▶

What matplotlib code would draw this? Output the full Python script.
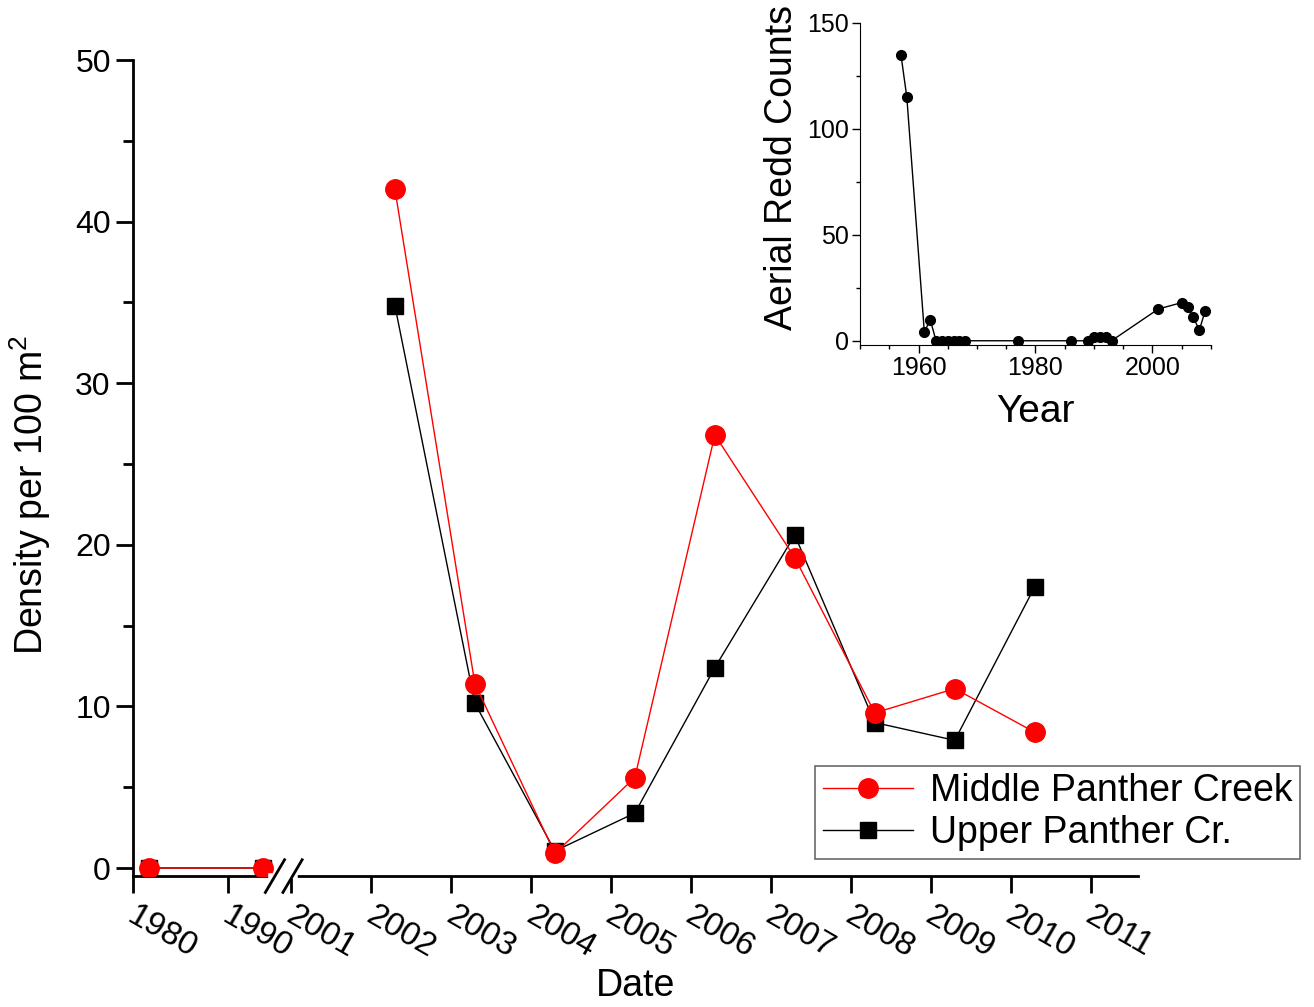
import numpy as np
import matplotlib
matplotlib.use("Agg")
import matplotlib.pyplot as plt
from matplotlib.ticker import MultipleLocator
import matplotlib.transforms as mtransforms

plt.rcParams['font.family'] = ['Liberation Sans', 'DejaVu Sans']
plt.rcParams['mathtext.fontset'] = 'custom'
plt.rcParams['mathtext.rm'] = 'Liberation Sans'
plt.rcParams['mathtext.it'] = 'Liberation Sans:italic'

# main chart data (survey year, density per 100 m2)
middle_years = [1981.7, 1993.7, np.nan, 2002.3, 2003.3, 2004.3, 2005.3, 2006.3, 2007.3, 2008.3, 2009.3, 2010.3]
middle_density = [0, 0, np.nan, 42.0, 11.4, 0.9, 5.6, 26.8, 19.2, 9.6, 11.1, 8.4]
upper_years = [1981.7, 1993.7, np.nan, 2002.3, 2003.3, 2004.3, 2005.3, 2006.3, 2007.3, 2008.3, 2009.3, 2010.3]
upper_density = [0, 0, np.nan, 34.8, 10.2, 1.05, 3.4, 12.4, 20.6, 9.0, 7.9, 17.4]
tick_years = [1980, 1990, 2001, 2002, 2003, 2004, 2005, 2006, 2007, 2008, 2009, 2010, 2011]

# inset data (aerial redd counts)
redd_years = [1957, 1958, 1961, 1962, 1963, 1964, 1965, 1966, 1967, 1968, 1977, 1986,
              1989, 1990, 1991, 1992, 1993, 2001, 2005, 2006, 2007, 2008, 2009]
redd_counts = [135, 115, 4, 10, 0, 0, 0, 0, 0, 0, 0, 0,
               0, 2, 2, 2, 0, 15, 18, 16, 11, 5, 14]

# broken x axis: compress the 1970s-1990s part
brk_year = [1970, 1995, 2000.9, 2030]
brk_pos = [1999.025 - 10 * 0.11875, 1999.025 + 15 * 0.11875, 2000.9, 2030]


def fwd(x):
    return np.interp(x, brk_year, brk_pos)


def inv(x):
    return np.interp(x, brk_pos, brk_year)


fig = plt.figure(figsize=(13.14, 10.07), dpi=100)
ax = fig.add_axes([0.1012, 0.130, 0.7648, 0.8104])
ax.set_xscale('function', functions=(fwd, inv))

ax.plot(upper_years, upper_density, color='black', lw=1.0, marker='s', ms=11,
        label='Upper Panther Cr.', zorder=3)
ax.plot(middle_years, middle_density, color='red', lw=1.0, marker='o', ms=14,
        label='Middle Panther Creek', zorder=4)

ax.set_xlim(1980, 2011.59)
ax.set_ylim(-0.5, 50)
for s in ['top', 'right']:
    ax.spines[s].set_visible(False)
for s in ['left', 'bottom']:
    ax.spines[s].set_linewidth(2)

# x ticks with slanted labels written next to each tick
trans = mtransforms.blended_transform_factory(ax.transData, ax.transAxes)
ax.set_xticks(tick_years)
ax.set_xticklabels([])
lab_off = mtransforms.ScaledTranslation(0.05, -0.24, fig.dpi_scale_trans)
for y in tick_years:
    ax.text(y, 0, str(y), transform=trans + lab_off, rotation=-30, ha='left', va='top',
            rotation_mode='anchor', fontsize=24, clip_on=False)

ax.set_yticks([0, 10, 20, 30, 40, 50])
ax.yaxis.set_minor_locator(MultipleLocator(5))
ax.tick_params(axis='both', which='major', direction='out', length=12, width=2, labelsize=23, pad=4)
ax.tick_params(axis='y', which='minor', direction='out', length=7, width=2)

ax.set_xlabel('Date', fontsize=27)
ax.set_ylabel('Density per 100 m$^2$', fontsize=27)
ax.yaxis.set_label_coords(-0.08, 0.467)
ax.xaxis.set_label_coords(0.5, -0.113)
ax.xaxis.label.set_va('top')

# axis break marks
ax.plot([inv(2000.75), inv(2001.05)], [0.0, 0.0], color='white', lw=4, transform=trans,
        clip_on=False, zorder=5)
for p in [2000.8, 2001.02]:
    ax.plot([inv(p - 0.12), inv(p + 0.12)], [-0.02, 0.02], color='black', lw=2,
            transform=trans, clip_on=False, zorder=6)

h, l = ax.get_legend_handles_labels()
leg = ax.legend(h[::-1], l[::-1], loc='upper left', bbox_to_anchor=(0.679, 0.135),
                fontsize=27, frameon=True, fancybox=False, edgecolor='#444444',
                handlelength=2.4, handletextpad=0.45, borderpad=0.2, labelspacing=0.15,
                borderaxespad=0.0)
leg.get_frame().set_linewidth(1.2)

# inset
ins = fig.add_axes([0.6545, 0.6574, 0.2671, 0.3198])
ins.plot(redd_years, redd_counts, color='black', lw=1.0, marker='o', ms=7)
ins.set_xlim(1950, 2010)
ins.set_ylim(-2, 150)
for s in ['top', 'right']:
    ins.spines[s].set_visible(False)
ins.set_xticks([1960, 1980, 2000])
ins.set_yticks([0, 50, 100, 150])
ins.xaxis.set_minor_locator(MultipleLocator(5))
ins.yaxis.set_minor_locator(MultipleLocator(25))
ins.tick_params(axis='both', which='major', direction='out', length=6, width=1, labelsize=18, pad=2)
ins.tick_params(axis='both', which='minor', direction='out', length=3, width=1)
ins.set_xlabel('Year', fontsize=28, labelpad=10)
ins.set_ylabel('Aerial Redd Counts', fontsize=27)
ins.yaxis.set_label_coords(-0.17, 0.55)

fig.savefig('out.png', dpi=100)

◀

[Directive]
Transcribe the full listing above exactly, with the images removed.

[The completed task]
What matplotlib code would draw this? Output the full Python script.
import numpy as np
import matplotlib
matplotlib.use("Agg")
import matplotlib.pyplot as plt
from matplotlib.ticker import MultipleLocator
import matplotlib.transforms as mtransforms

plt.rcParams['font.family'] = ['Liberation Sans', 'DejaVu Sans']
plt.rcParams['mathtext.fontset'] = 'custom'
plt.rcParams['mathtext.rm'] = 'Liberation Sans'
plt.rcParams['mathtext.it'] = 'Liberation Sans:italic'

# main chart data (survey year, density per 100 m2)
middle_years = [1981.7, 1993.7, np.nan, 2002.3, 2003.3, 2004.3, 2005.3, 2006.3, 2007.3, 2008.3, 2009.3, 2010.3]
middle_density = [0, 0, np.nan, 42.0, 11.4, 0.9, 5.6, 26.8, 19.2, 9.6, 11.1, 8.4]
upper_years = [1981.7, 1993.7, np.nan, 2002.3, 2003.3, 2004.3, 2005.3, 2006.3, 2007.3, 2008.3, 2009.3, 2010.3]
upper_density = [0, 0, np.nan, 34.8, 10.2, 1.05, 3.4, 12.4, 20.6, 9.0, 7.9, 17.4]
tick_years = [1980, 1990, 2001, 2002, 2003, 2004, 2005, 2006, 2007, 2008, 2009, 2010, 2011]

# inset data (aerial redd counts)
redd_years = [1957, 1958, 1961, 1962, 1963, 1964, 1965, 1966, 1967, 1968, 1977, 1986,
              1989, 1990, 1991, 1992, 1993, 2001, 2005, 2006, 2007, 2008, 2009]
redd_counts = [135, 115, 4, 10, 0, 0, 0, 0, 0, 0, 0, 0,
               0, 2, 2, 2, 0, 15, 18, 16, 11, 5, 14]

# broken x axis: compress the 1970s-1990s part
brk_year = [1970, 1995, 2000.9, 2030]
brk_pos = [1999.025 - 10 * 0.11875, 1999.025 + 15 * 0.11875, 2000.9, 2030]


def fwd(x):
    return np.interp(x, brk_year, brk_pos)


def inv(x):
    return np.interp(x, brk_pos, brk_year)


fig = plt.figure(figsize=(13.14, 10.07), dpi=100)
ax = fig.add_axes([0.1012, 0.130, 0.7648, 0.8104])
ax.set_xscale('function', functions=(fwd, inv))

ax.plot(upper_years, upper_density, color='black', lw=1.0, marker='s', ms=11,
        label='Upper Panther Cr.', zorder=3)
ax.plot(middle_years, middle_density, color='red', lw=1.0, marker='o', ms=14,
        label='Middle Panther Creek', zorder=4)

ax.set_xlim(1980, 2011.59)
ax.set_ylim(-0.5, 50)
for s in ['top', 'right']:
    ax.spines[s].set_visible(False)
for s in ['left', 'bottom']:
    ax.spines[s].set_linewidth(2)

# x ticks with slanted labels written next to each tick
trans = mtransforms.blended_transform_factory(ax.transData, ax.transAxes)
ax.set_xticks(tick_years)
ax.set_xticklabels([])
lab_off = mtransforms.ScaledTranslation(0.05, -0.24, fig.dpi_scale_trans)
for y in tick_years:
    ax.text(y, 0, str(y), transform=trans + lab_off, rotation=-30, ha='left', va='top',
            rotation_mode='anchor', fontsize=24, clip_on=False)

ax.set_yticks([0, 10, 20, 30, 40, 50])
ax.yaxis.set_minor_locator(MultipleLocator(5))
ax.tick_params(axis='both', which='major', direction='out', length=12, width=2, labelsize=23, pad=4)
ax.tick_params(axis='y', which='minor', direction='out', length=7, width=2)

ax.set_xlabel('Date', fontsize=27)
ax.set_ylabel('Density per 100 m$^2$', fontsize=27)
ax.yaxis.set_label_coords(-0.08, 0.467)
ax.xaxis.set_label_coords(0.5, -0.113)
ax.xaxis.label.set_va('top')

# axis break marks
ax.plot([inv(2000.75), inv(2001.05)], [0.0, 0.0], color='white', lw=4, transform=trans,
        clip_on=False, zorder=5)
for p in [2000.8, 2001.02]:
    ax.plot([inv(p - 0.12), inv(p + 0.12)], [-0.02, 0.02], color='black', lw=2,
            transform=trans, clip_on=False, zorder=6)

h, l = ax.get_legend_handles_labels()
leg = ax.legend(h[::-1], l[::-1], loc='upper left', bbox_to_anchor=(0.679, 0.135),
                fontsize=27, frameon=True, fancybox=False, edgecolor='#444444',
                handlelength=2.4, handletextpad=0.45, borderpad=0.2, labelspacing=0.15,
                borderaxespad=0.0)
leg.get_frame().set_linewidth(1.2)

# inset
ins = fig.add_axes([0.6545, 0.6574, 0.2671, 0.3198])
ins.plot(redd_years, redd_counts, color='black', lw=1.0, marker='o', ms=7)
ins.set_xlim(1950, 2010)
ins.set_ylim(-2, 150)
for s in ['top', 'right']:
    ins.spines[s].set_visible(False)
ins.set_xticks([1960, 1980, 2000])
ins.set_yticks([0, 50, 100, 150])
ins.xaxis.set_minor_locator(MultipleLocator(5))
ins.yaxis.set_minor_locator(MultipleLocator(25))
ins.tick_params(axis='both', which='major', direction='out', length=6, width=1, labelsize=18, pad=2)
ins.tick_params(axis='both', which='minor', direction='out', length=3, width=1)
ins.set_xlabel('Year', fontsize=28, labelpad=10)
ins.set_ylabel('Aerial Redd Counts', fontsize=27)
ins.yaxis.set_label_coords(-0.17, 0.55)

fig.savefig('out.png', dpi=100)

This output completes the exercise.